After we finished singing, we went to small groups. Since Chani and I weren’t already in one, we got put into a group of high school girls. The leader is Anna, and Alicia helps her. Then there is Rebecca, Juliana, Andrea, Beti, Sara, Sara, Diana and Noelia, all between the ages of fifteen and seventeen. Alicia is in her mid-twenties and just finished her bachelor’s degree in biochemistry. (As an aside: We had a fun two-minute conversation comparing curriculum and enjoying the looks of horror on the high school girls’ faces while we listed off the many different types of chemistry we have either taken or will take.)

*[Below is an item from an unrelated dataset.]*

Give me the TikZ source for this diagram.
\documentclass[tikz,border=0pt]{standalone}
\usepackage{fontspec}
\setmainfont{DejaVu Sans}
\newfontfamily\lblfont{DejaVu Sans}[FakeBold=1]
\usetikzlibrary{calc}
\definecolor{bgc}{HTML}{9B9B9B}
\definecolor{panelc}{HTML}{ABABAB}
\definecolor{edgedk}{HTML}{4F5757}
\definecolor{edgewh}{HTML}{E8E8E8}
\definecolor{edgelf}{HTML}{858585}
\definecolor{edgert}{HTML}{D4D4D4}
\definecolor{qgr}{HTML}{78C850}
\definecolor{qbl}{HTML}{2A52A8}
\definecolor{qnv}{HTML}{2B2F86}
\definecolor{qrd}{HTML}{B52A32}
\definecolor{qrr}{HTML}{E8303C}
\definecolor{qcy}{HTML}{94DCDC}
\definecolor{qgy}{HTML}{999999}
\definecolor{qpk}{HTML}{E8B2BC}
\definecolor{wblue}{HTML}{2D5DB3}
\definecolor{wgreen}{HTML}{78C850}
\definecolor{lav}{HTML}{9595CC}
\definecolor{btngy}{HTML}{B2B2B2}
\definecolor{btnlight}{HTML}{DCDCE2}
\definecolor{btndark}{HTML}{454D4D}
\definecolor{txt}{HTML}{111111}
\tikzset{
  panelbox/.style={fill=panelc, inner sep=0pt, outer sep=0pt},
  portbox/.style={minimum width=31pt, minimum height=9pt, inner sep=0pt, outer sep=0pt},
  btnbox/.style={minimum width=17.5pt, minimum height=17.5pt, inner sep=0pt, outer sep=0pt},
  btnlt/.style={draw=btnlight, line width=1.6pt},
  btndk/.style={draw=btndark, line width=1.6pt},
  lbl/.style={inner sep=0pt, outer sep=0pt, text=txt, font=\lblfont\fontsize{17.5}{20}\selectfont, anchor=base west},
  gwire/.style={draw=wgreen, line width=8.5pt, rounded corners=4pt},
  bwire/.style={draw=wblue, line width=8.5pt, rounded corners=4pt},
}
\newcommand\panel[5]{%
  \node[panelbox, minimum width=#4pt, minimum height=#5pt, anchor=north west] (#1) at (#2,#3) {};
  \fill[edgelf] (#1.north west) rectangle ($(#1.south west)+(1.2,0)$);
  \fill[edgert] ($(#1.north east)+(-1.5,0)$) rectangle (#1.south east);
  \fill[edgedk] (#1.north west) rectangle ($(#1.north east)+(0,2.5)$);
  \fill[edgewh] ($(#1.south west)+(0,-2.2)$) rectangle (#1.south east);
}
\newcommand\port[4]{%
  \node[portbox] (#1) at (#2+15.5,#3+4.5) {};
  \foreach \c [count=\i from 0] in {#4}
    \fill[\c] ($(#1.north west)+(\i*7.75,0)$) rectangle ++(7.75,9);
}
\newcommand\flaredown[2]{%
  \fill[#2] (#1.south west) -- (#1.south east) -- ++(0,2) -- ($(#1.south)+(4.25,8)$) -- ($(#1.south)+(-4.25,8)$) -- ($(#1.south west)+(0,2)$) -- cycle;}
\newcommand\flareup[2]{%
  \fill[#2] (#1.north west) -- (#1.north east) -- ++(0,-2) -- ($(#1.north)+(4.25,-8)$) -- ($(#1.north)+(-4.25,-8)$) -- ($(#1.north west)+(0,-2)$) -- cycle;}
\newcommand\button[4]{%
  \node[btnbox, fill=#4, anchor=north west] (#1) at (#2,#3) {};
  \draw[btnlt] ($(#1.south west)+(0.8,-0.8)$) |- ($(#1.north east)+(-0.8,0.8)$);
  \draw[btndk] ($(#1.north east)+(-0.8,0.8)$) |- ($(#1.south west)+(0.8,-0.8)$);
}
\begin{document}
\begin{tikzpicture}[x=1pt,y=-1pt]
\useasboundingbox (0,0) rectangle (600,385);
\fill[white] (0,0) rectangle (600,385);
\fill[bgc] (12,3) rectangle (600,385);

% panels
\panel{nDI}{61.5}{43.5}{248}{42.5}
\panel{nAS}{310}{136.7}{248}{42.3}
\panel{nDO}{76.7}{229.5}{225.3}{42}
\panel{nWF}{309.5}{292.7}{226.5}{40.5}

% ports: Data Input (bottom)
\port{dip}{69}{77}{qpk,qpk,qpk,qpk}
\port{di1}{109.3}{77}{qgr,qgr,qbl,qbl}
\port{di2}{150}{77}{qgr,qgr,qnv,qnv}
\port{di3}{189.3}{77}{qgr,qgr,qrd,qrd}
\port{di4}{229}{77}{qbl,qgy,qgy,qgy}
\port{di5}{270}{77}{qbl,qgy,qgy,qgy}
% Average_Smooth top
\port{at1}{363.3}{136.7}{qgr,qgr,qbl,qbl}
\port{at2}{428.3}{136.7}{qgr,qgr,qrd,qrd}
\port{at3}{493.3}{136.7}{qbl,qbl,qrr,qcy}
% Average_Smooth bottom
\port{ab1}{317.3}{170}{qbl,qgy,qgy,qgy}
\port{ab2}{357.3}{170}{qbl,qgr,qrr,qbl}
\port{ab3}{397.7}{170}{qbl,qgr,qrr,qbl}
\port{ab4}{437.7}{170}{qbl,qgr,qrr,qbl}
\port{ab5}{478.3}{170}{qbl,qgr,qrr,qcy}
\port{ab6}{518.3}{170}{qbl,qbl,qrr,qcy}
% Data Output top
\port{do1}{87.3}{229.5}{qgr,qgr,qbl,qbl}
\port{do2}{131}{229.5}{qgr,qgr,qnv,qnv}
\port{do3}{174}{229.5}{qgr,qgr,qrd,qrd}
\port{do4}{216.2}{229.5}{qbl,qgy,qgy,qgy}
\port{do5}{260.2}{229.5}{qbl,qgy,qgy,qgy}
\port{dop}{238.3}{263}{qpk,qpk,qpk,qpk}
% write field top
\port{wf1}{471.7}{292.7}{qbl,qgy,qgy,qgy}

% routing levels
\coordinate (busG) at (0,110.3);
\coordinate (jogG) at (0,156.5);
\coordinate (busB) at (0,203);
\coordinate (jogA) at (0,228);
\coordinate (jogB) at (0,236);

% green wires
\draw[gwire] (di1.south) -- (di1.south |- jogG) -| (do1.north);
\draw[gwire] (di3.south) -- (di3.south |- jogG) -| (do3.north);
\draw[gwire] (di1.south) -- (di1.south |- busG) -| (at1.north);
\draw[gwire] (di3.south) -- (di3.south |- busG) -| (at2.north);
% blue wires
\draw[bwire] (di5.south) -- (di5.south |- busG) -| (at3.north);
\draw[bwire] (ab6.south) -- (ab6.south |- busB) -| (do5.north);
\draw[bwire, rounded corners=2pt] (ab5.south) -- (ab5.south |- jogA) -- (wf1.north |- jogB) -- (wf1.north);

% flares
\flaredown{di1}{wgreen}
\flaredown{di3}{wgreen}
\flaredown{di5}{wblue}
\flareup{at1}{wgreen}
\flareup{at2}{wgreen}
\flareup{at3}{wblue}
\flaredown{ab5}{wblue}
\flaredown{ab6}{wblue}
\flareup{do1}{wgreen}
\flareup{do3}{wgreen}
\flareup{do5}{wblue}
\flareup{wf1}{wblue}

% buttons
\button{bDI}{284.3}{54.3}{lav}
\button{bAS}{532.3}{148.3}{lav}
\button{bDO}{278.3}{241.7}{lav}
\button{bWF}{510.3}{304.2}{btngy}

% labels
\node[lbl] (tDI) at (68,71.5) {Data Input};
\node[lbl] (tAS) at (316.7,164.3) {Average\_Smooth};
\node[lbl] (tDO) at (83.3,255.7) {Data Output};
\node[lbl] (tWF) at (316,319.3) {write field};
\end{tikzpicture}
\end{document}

The church is doing a series on love, so that’s what the small groups are focusing on too. When we did the part about speaking in the tongues of angels but not having love, the leader used Chani and me as an example: even if these girls could speak perfect Spanish and explain everything in the world to us in Spanish, if they did it without love, it would mean nothing. We all laughed, but in a way, it was a good reminder too. Sometimes, we get really focused on speaking here.
Later, I was walking home, and I realized that I hadn’t felt this happy since actually coming to Denia, and I realized that for the very first time, I had felt included in a place. It’s not like I’m indispensable – I could leave and not come back and very few people would even notice – it’s more that I felt surrounded. I know the names and faces of fifteen different people there! That more than tripled my circle of people from Spain that I know. I also realized that if this is what the church is like in all parts of the world, I could move anywhere as long as there is a church there. I can also understand why people start attending church in the first place. Even if you don’t know that you need God, it’s pretty easy to know that you need other people, and the church can fill that need in a way that very few other institutions can, especially if you don’t have a healthy or socially fulfilling family situation. One last thing: I’ve also been realizing that when I get back home, it’s not going to work for me to go to an all-white church anymore. The whole diversity thing is getting to me, and I have barely been here two weeks.